Earnings refer to after-tax net income, and earnings announcements are a major catalyst for stock movement. Earnings and the circumstances relating to them can indicate whether the business will be profitable and successful in the future. The earnings report is a key way for a publicly traded company to explain how it is performing. Companies are legally required to file quarterly earnings reports (10-Q), and an annual report (10-K) with the SEC. Companies typically also post a press release to the general public summarizing what is found in the 10-Q. The press release is a very high-level summary of the information found in the 10-Q, providing some key financial performance statistics such as revenue, net income, cash flow, earnings per share and Earnings Before Interest and Taxes (EBIT). Earnings press releases often provide key insights and guidance from management about the company’s future prospects, which can also dramatically affect stock price movement.
Corporate earnings, and the time around earnings announcements is one of the most important events for many options investors. It is not unusual for the company’s stock price to rise or fall dramatically in the days immediately around an earnings report. This potential for a large stock movement, and increased stock volatility, can create lucrative trading opportunities.
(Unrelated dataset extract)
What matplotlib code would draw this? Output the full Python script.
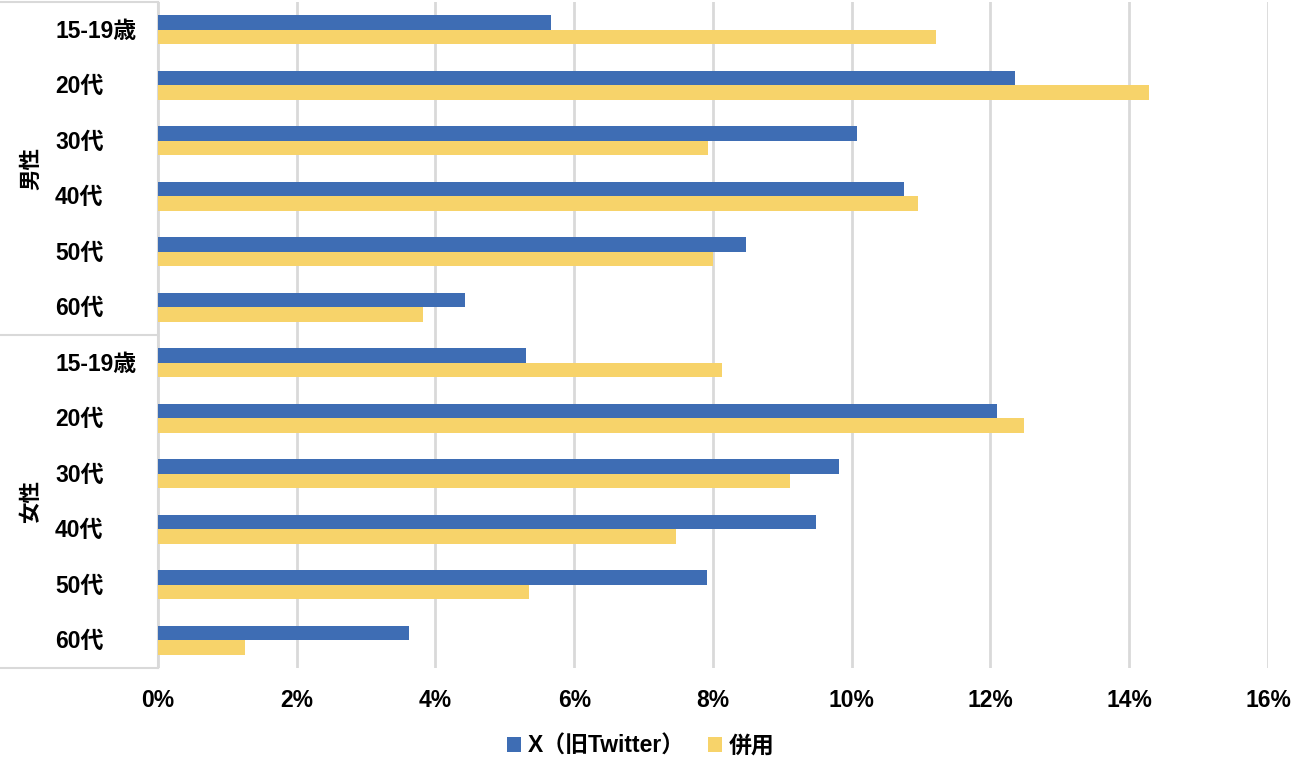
import matplotlib
matplotlib.use("Agg")
import matplotlib.pyplot as plt
import numpy as np

plt.rcParams['font.family'] = ['Liberation Sans', 'Noto Sans CJK JP', 'DejaVu Sans']
plt.rcParams['font.weight'] = 'bold'

groups = ["男性", "女性"]
ages = ["15-19歳", "20代", "30代", "40代", "50代", "60代"]
series_names = ["X（旧Twitter）", "併用"]
x_male = [5.67, 12.35, 10.08, 10.76, 8.48, 4.43]
x_female = [5.31, 12.10, 9.81, 9.48, 7.91, 3.62]
both_male = [11.22, 14.28, 7.93, 10.96, 8.00, 3.82]
both_female = [8.13, 12.48, 9.11, 7.47, 5.35, 1.25]
xticks = [0, 2, 4, 6, 8, 10, 12, 14, 16]

blue = '#3E6DB4'
yellow = '#F7D36A'
grid = '#D9D9D9'

W, H = 1300, 764
fig = plt.figure(figsize=(13, 7.64), dpi=100)
L, R, T, B = 158, 1268, 2, 668
ax = fig.add_axes([L / W, 1 - B / H, (R - L) / W, (B - T) / H])

xs = x_male + x_female
bs = both_male + both_female
n = len(xs)
pos = np.arange(n)
bh = 0.26
ax.barh(pos - bh / 2, xs, height=bh, color=blue, label=series_names[0], zorder=3)
ax.barh(pos + bh / 2, bs, height=bh, color=yellow, label=series_names[1], zorder=3)

ax.set_ylim(n - 0.5, -0.5)
ax.set_xlim(0, 16)
ax.set_xticks(xticks)
ax.set_xticklabels([f"{t}%" for t in xticks], fontsize=16.5, fontweight='bold')
ax.tick_params(axis='x', length=0, pad=15)
ax.set_yticks([])
for s in ['top', 'right', 'bottom']:
    ax.spines[s].set_visible(False)
ax.spines['left'].set_color(grid)
ax.spines['left'].set_linewidth(1.5)
ax.xaxis.grid(True, color=grid, linewidth=2, zorder=0)
ax.set_axisbelow(True)

# category area box
pw = R - L
x0 = -L / pw
for yv in [-0.5, 5.5, 11.5]:
    ax.plot([x0, 0], [yv, yv], transform=ax.get_yaxis_transform(), color=grid,
            lw=1.5, clip_on=False)

labels = ages + ages
for i, lab in enumerate(labels):
    ax.text(-103 / pw, i + 0.03, lab, transform=ax.get_yaxis_transform(), ha='left',
            va='center', fontsize=16.5, fontweight='bold')

for gi, g in enumerate(groups):
    ax.text(-126 / pw, gi * 6 + 2.5, g, transform=ax.get_yaxis_transform(),
            ha='center', va='center', rotation=90, fontsize=15.5, fontweight='bold')

fig.legend(loc='center', bbox_to_anchor=(0.493, 1 - 746 / H), ncol=2, frameon=False,
           handlelength=0.6, handleheight=0.6, handletextpad=0.3, columnspacing=1.0,
           prop={'size': 16.5, 'weight': 'bold'})

fig.savefig("out.png", dpi=100)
An earnings announcement is typically made on a specific date during earnings season. Preceding an earnings announcement, speculation and hedging activity will accelerate. The options volume and open interest typically steadily increase leading into the earnings announcement and investors with different expectations can cause various options, expiration dates and strikes to trade more erratically. The option markets start to form a picture of the different investor viewpoints that can be observed in the option chain. The premiums paid for an option will reflect the probability assigned to that strike being profitable by expiration.
Future earnings dates, both announced and projected are often compiled in comprehensive tables with filters that allow investors to search based on date, stock type, and many other variables.
In general, a stock's implied volatility will rise as it heads into earnings. This happens because there is a lot of uncertainty (or risk) around what may happen during the earnings announcement. Thus, impending earnings announcements cause option premiums to rise, for both puts and calls.
Once the earnings are announced, volatility typically drops, and regresses back toward its historical mean value. This "volatility crush" also causes option premiums to decline at all strike prices and expire dates. Knowing this, investors who wish to speculate on earnings will focus on option strategies in which they are net sellers of options to capture the higher premiums. The primary strategies are typically multi-leg and include: straddles, strangles, spreads and collars. Some investors will use options as protection or hedge, to reduce risk in existing positions before an earnings announcement.